01-02-2013, 04:37 PM
Capturing, indexing, clustering, and retrieving system history
ABSTRACT
When complex software systems misbehave whether they is a partial failure, violate an established service-level objective (SLO), or otherwise respond in an unexpected way to workload understanding the likely causes of the problem can speed repair. While a variety of problems can be solved by simple mechanisms such as rebooting [3], many cannot, including problems related to a misallocation or shortage of resources that leads to a persistent performance problem or other anomaly that can be addressed only by a nontrivial configuration change.
Understanding and documenting the likely causes of such problems is difficult because they often emerge from the behavior of a collection of low-level metrics such as CPU load, disk I/O rates, etc., and therefore simple rules of thumb" focusing on a single metric are usually misleading. Furthermore, today there is no systematic way to leverage past diagnostic efforts when a problem arises, even though such efforts may be expensive and are on the critical path of continued system operation. To that end we would like to be able to recognize and retrieve similar problem instances from the past. If the problem was previously resolved, we can try to justify the diagnosis and perhaps even apply the repair actions.
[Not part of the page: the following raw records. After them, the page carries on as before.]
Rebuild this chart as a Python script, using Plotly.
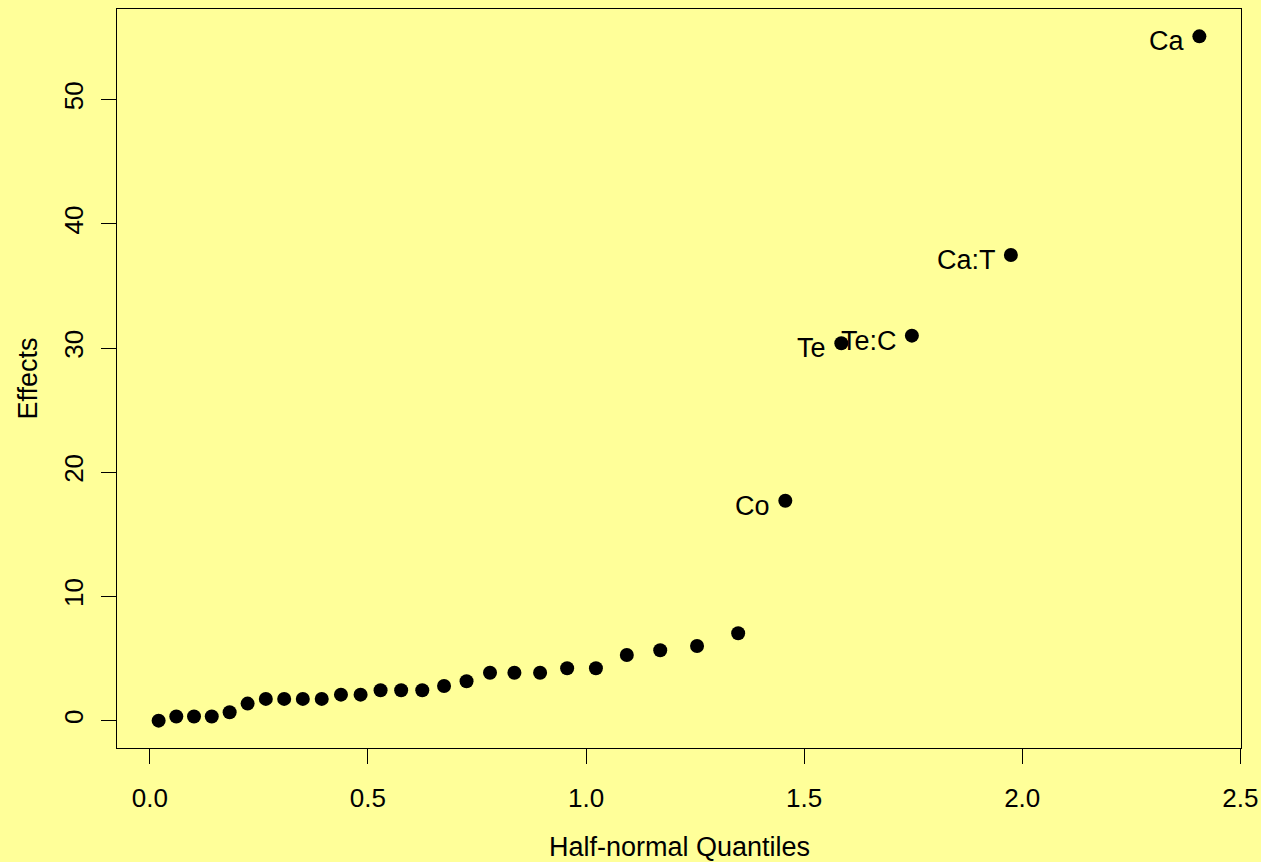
import plotly.graph_objects as go

# Half-normal quantiles (x) and absolute effects (y), sorted ascending
quantiles = [0.0202, 0.0607, 0.1013, 0.1420, 0.1830, 0.2242, 0.2659, 0.3080,
             0.3507, 0.3941, 0.4382, 0.4832, 0.5290, 0.5762, 0.6246, 0.6745,
             0.7261, 0.7799, 0.8358, 0.8947, 0.9567, 1.0227, 1.0935, 1.1701,
             1.2545, 1.3488, 1.4569, 1.5853, 1.7470, 1.9740, 2.4061]
effects = [0.00, 0.33, 0.33, 0.33, 0.68, 1.37, 1.75, 1.75,
           1.75, 1.75, 2.09, 2.09, 2.45, 2.45, 2.45, 2.79,
           3.17, 3.86, 3.86, 3.86, 4.22, 4.22, 5.29, 5.67,
           6.01, 7.04, 17.71, 30.39, 31.00, 37.50, 55.10]
# names of the largest effects, in the same order as their points
top_labels = ["Co", "Te", "Te:C", "Ca:T", "Ca"]

x_ticks = [0.0, 0.5, 1.0, 1.5, 2.0, 2.5]
y_ticks = [0, 10, 20, 30, 40, 50]

BG = "#FFFF99"
FONT = "Liberation Sans, Arial, Helvetica, sans-serif"
FS_TICK = 26
FS_TEXT = 27

# R-style 4% padding around the data range
xmin, xmax = min(quantiles), max(quantiles)
ymin, ymax = min(effects), max(effects)
xpad = 0.04 * (xmax - xmin)
ypad = 0.04 * (ymax - ymin)

fig = go.Figure()
fig.add_trace(go.Scatter(
    x=quantiles, y=effects, mode="markers",
    marker=dict(color="black", size=14, line=dict(width=0)),
    hoverinfo="x+y", showlegend=False,
))

n = len(quantiles)
for k, name in enumerate(top_labels):
    i = n - len(top_labels) + k
    fig.add_annotation(
        x=quantiles[i], y=effects[i], text=name, showarrow=False,
        xanchor="right", yanchor="middle", xshift=-13, yshift=-5,
        font=dict(family=FONT, size=FS_TEXT, color="black"),
    )

# axis titles
fig.add_annotation(
    xref="paper", yref="paper", x=0.5, y=0, text="Half-normal Quantiles",
    showarrow=False, xanchor="center", yanchor="middle", yshift=-99,
    font=dict(family=FONT, size=FS_TEXT, color="black"),
)
fig.add_annotation(
    xref="paper", yref="paper", x=0, y=0.5, text="Effects", textangle=-90,
    showarrow=False, xanchor="center", yanchor="middle", xshift=-90,
    font=dict(family=FONT, size=FS_TEXT, color="black"),
)

axis_common = dict(
    showgrid=False, zeroline=False, showline=True, mirror=True,
    linecolor="black", linewidth=1, ticks="outside", ticklen=15,
    tickwidth=1, tickcolor="black", automargin=False,
    tickfont=dict(family=FONT, size=FS_TICK, color="black"),
)

fig.update_layout(
    width=1261, height=862,
    margin=dict(l=117, r=20, t=9, b=114),
    paper_bgcolor=BG, plot_bgcolor=BG,
    xaxis=dict(range=[xmin - xpad, xmax + xpad], tickvals=x_ticks,
               ticktext=[f"{v:.1f}" for v in x_ticks],
               ticklabelstandoff=12, **axis_common),
    yaxis=dict(range=[ymin - ypad, ymax + ypad], tickvals=y_ticks,
               ticktext=[str(v) for v in y_ticks], tickangle=-90,
               ticklabelstandoff=8, **axis_common),
)

fig.write_html("out.html")
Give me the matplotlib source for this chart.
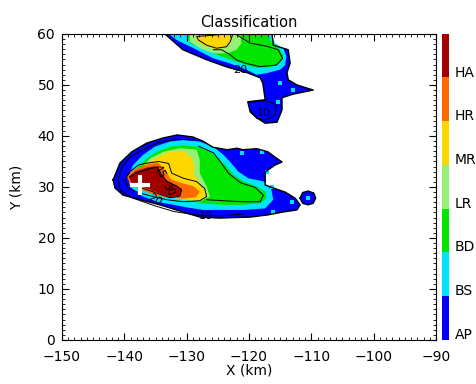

Even if the problem remained unresolved, we could gather statistics regarding the frequency or even periodicity of the recurrence of that problem, accumulating necessary information for prioritizing or escalating diagnosis and repair efforts. In order to do these things, we must be able to extract from the system an indexable description that both distills the essential system state associated with the problem and that can be formally manipulated to facilitate automated clustering and similarity based search. Meeting these requirements would enable matching an observed behavior against a database of previously observed ones both for retrieval and determining whether the problem is a recurrent one.